Buyers will receive a certificate of authenticity as well as 3D models of their home, and then be able to place it on a plot of land in the online gaming world of their choice.
“We called upon a bunch of cultural references, one of which was the idea of a Sears home, when back at the turn of the century, you could buy plans for a home and then build it anywhere from New York City to Des Moines,” Iowa, Yorio said.
Some online worlds present a digital map of Earth, allowing buyers to purchase places or coordinates that hold sentimental or historic value. T.J. Brisbois, 37, a real estate investor in Detroit, owns about a dozen land parcels in Motor City, but not on Earth — in the Detroit of Upland, a gaming portal mapped to the real world. He buys them, marks them up and resells them. He estimates he has made a 10% return on his money since he started in 2022.

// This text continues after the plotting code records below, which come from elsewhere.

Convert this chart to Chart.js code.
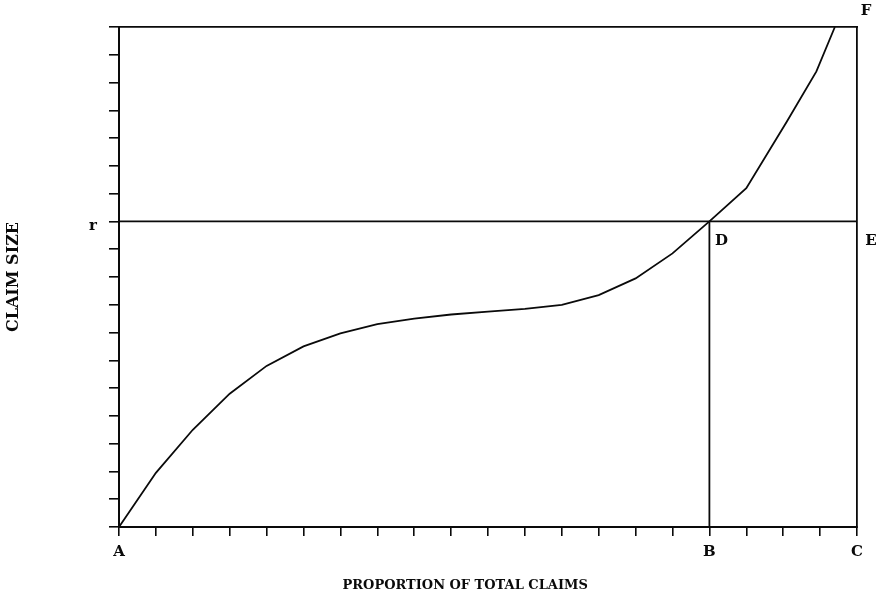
<!DOCTYPE html>
<html><head><meta charset="utf-8">
<script src="https://cdn.jsdelivr.net/npm/chart.js@4.4.1/dist/chart.umd.min.js"></script>
<style>html,body{margin:0;padding:0;background:#fff}#wrap{width:885px;height:597px;position:relative}</style>
</head><body><div id="wrap"><canvas id="c"></canvas></div>
<script>
// ---- data ----
const curveX = [0, 1, 2, 3, 4, 5, 6, 7, 8, 9, 10, 11, 12, 13, 14, 15, 16, 17, 18.1, 18.9, 19.4];
const curveY = [0, 1.95, 3.5, 4.8, 5.8, 6.5, 6.97, 7.3, 7.5, 7.65, 7.75, 7.85, 8.0, 8.35, 8.95, 9.85, 11, 12.2, 14.6, 16.4, 18];
const xMax = 20;
const yMax = 18;
const rLevel = 11;
const pointB = 16;
const xTickLabels = {0: 'A', 16: 'B', 20: 'C'};
const yTickLabels = {11: 'r'};
const pointLabels = ['D', 'E', 'F'];
const pointLabelX = [16, 20, 20];
const pointLabelY = [11, 11, 18];
const xTitle = 'PROPORTION OF TOTAL CLAIMS';
const yTitle = 'CLAIM SIZE';

// ---- build ----
const SERIF = '"DejaVu Serif", "Liberation Serif", serif';
const INK = '#0a0a0a';
const curve = curveX.map((x, i) => ({x: x, y: curveY[i]}));
const hLine = [{x: 0, y: rLevel}, {x: xMax, y: rLevel}];
const vLine = [{x: pointB, y: 0}, {x: pointB, y: rLevel}];
const labelOffsets = [[12, 20], [14, 20], [9, -16]];

const annot = {
  id: 'annot',
  afterDraw(chart) {
    const ctx = chart.ctx, xs = chart.scales.x, ys = chart.scales.y, ca = chart.chartArea;
    ctx.save();
    ctx.fillStyle = INK;
    ctx.font = 'bold 15px ' + SERIF;
    ctx.textAlign = 'center';
    ctx.textBaseline = 'middle';
    pointLabels.forEach((t, i) => {
      const px = xs.getPixelForValue(pointLabelX[i]) + labelOffsets[i][0];
      const py = ys.getPixelForValue(pointLabelY[i]) + labelOffsets[i][1];
      ctx.fillText(t, px, py);
    });
    ctx.font = 'bold 13px ' + SERIF;
    ctx.fillText(xTitle, ca.left + (ca.right - ca.left) * 0.469, 586);
    ctx.restore();
  }
};

new Chart(document.getElementById('c'), {
  type: 'scatter',
  data: {
    datasets: [
      {data: curve, showLine: true, borderColor: INK, borderWidth: 1.8, pointRadius: 0, tension: 0, clip: false},
      {data: hLine, showLine: true, borderColor: INK, borderWidth: 1.8, pointRadius: 0},
      {data: vLine, showLine: true, borderColor: INK, borderWidth: 1.8, pointRadius: 0}
    ]
  },
  options: {
    responsive: true,
    maintainAspectRatio: false,
    devicePixelRatio: 1,
    animation: false,
    events: [],
    layout: {padding: 0},
    plugins: {legend: {display: false}, tooltip: {enabled: false}, title: {display: false}},
    scales: {
      x: {
        type: 'linear', position: 'bottom', min: 0, max: xMax,
        afterFit(s) { s.height = 70; },
        grid: {display: true, drawOnChartArea: false, drawTicks: true, tickLength: 9, color: INK, tickColor: INK, lineWidth: 1.6},
        border: {display: true, color: INK, width: 2},
        ticks: {stepSize: 1, autoSkip: false, maxRotation: 0, padding: 7, color: INK,
          font: {family: SERIF, size: 15, weight: 'bold'},
          callback: (v) => xTickLabels[v] || ''}
      },
      y: {
        type: 'linear', position: 'left', min: 0, max: yMax,
        afterFit(s) { s.width = 119; },
        grid: {display: true, drawOnChartArea: false, drawTicks: true, tickLength: 10, color: INK, tickColor: INK, lineWidth: 1.6},
        border: {display: true, color: INK, width: 2},
        ticks: {stepSize: 1, autoSkip: false, padding: 12, labelOffset: 5, color: INK,
          font: {family: SERIF, size: 15, weight: 'bold'},
          callback: (v) => yTickLabels[v] || ''},
        title: {display: true, text: yTitle, color: INK, padding: {top: 4, bottom: 0},
          font: {family: SERIF, size: 16, weight: 'bold'}}
      },
      x2: {
        type: 'linear', position: 'top', min: 0, max: xMax,
        afterFit(s) { s.height = 27; },
        grid: {display: false},
        border: {display: true, color: INK, width: 1.8},
        ticks: {display: false}
      },
      y2: {
        type: 'linear', position: 'right', min: 0, max: yMax,
        afterFit(s) { s.width = 28; },
        grid: {display: false},
        border: {display: true, color: INK, width: 1.8},
        ticks: {display: false}
      }
    }
  },
  plugins: [annot]
});
</script>
</body></html>
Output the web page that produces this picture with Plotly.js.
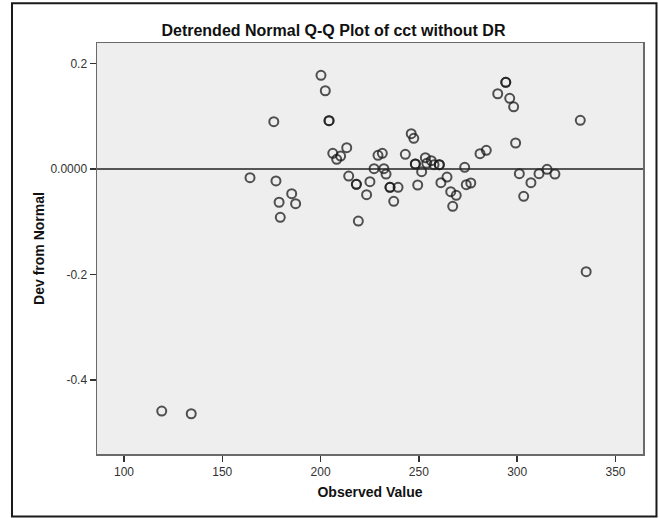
<!DOCTYPE html>
<html>
<head>
<meta charset="utf-8">
<script src="https://cdn.plot.ly/plotly-3.0.1.min.js"></script>
<style>
  html, body { margin: 0; padding: 0; background: #ffffff; }
  #chart { width: 659px; height: 518px; }
</style>
</head>
<body>
<div id="chart"></div>
<script>
// Observed values (cct without DR)
const observedValue = [
  119.2, 134.2, 164.1, 176.2, 177.3, 178.9, 179.5, 185.3, 187.3,
  200.2, 202.4, 204.3, 204.3, 206.2, 208.2, 210.2, 213.3, 214.3,
  218.2, 218.2, 219.2, 223.4, 225.1, 227.2, 229.2, 231.4, 232.2,
  233.3, 235.3, 235.3, 239.4, 237.2, 243.1, 246.1, 247.4, 248.2,
  248.2, 249.4, 251.4, 253.3, 254.0, 256.3, 257.7, 260.4, 260.4,
  261.2, 264.3, 266.2, 269.0, 267.2, 273.3, 274.1, 276.4, 281.1,
  284.3, 290.1, 294.2, 294.2, 296.2, 298.2, 299.2, 301.1, 303.3,
  307.0, 311.1, 315.2, 319.2, 332.1, 335.1
];
// Deviation from normal
const devFromNormal = [
  -0.459, -0.464, -0.0165, 0.0897, -0.0227, -0.063, -0.0916, -0.0468, -0.0658,
  0.1776, 0.1484, 0.0916, 0.0916, 0.0298, 0.0184, 0.0246, 0.0404, -0.0133,
  -0.029, -0.029, -0.0986, -0.0487, -0.0241, 0.0006, 0.026, 0.0298, 0.0006,
  -0.0095, -0.0347, -0.0347, -0.0347, -0.0612, 0.0279, 0.0669, 0.0582, 0.0095,
  0.0095, -0.0303, -0.0051, 0.0214, 0.0108, 0.0157, 0.0082, 0.0082, 0.0082,
  -0.026, -0.0152, -0.043, -0.0499, -0.0707, 0.0032, -0.0298, -0.0265, 0.029,
  0.0355, 0.1427, 0.1644, 0.1644, 0.134, 0.118, 0.0493, -0.0089, -0.0518,
  -0.026, -0.0089, -0.0006, -0.0095, 0.0923, -0.1947
];
const xTickVals = [100, 150, 200, 250, 300, 350];
const yTickVals = [0.2, 0, -0.2, -0.4];
const yTickText = ["0.2", "0.0000", "-0.2", "-0.4"];

const trace = {
  type: 'scatter',
  mode: 'markers',
  x: observedValue,
  y: devFromNormal,
  marker: {
    symbol: 'circle-open',
    size: 9,
    color: 'rgba(25,25,25,0.75)',
    line: { width: 2 }
  },
  hoverinfo: 'x+y',
  showlegend: false
};

const layout = {
  width: 659,
  height: 518,
  margin: { l: 97, r: 16, t: 43, b: 64 },
  paper_bgcolor: '#ffffff',
  plot_bgcolor: '#eeeeee',
  font: { family: 'Liberation Sans, Arial, sans-serif', color: '#222' },
  title: {
    text: 'Detrended Normal Q-Q Plot of cct without DR',
    font: { family: 'Liberation Sans, Arial, sans-serif', size: 16, color: '#111', weight: 'bold' },
    x: 0.506, xref: 'container', xanchor: 'center',
    y: 0.942, yref: 'container', yanchor: 'middle'
  },
  xaxis: {
    range: [86.27, 364.0],
    tickvals: xTickVals,
    ticks: 'outside', ticklen: 6, tickwidth: 1.5, tickcolor: '#333',
    tickfont: { size: 12, color: '#333' },
    showgrid: false, zeroline: false,
    showline: true, mirror: true, linecolor: '#6a6a6a', linewidth: 1.5,
    title: { text: 'Observed Value', font: { size: 14, color: '#111', weight: 'bold' }, standoff: 9 },
    automargin: false
  },
  yaxis: {
    range: [-0.5403, 0.2389],
    tickvals: yTickVals,
    ticktext: yTickText,
    ticks: 'outside', ticklen: 6, tickwidth: 1.5, tickcolor: '#333',
    tickfont: { size: 12, color: '#333' },
    showgrid: false, zeroline: false,
    showline: true, mirror: true, linecolor: '#6a6a6a', linewidth: 1.5,
    title: { text: 'Dev from Normal', font: { size: 14, color: '#111', weight: 'bold' }, standoff: 2 },
    automargin: false
  },
  shapes: [
    { type: 'line', xref: 'paper', yref: 'y', x0: 0, x1: 1, y0: 0, y1: 0,
      line: { color: '#222', width: 1.6 }, layer: 'above' },
    { type: 'rect', xref: 'paper', yref: 'paper',
      x0: -0.1557, x1: 1.0247, y0: -0.152, y1: 1.0965,
      line: { color: '#1a1a1a', width: 2 }, fillcolor: 'rgba(0,0,0,0)', layer: 'below' }
  ]
};

Plotly.newPlot('chart', [trace], layout, { displayModeBar: false, staticPlot: true });
</script>
</body>
</html>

His purchases, he said, are just an extension of his business in the real world.
“I didn’t really get it until I got into it, and I was willing to put in a few real-world dollars,” Brisbois said. “It’s important for people that are in real estate, because there’s real opportunity here.”
Buyers concerned about real estate taxes on virtual real estate can breathe easy, said Mike O’Brien, who heads up the Web3 and Digital Assets team at Ernst & Young. Although tax law on virtual real estate is evolving, “we have yet to see property taxes on real estate that would be issued by a government,” he said, adding that indirect taxes such as consumer taxes, sales tax and gain considerations do often apply.
O’Brien is the owner of digital real estate — in Superworld, another digital world mapped over Earth. He recently purchased the parcel of New York City land that is home to the bar where he met his wife.
Builders of brick-and-mortar homes are also tapping into the metaverse for opportunities to reach new customers. In January, KB Home, one of the largest homebuilders in the United States, cut the ribbon on a community in Decentraland, where potential buyers can enter, explore and toy with customization options on three of their model homes.
Buyers can swap out everything from countertop materials to overall architectural style. The move, said Amit Desai, KB Home’s chief marketing officer, is a natural outgrowth of the virtual walk-through options that have increased since 2020.
“Even before the pandemic, we were on this path of providing enhanced digital tools, but the pandemic accelerated the need for us to really allow prospective homebuyers to search for a home from the comfort of their current homes,” Desai said. “The metaverse is just a nice extension of that.”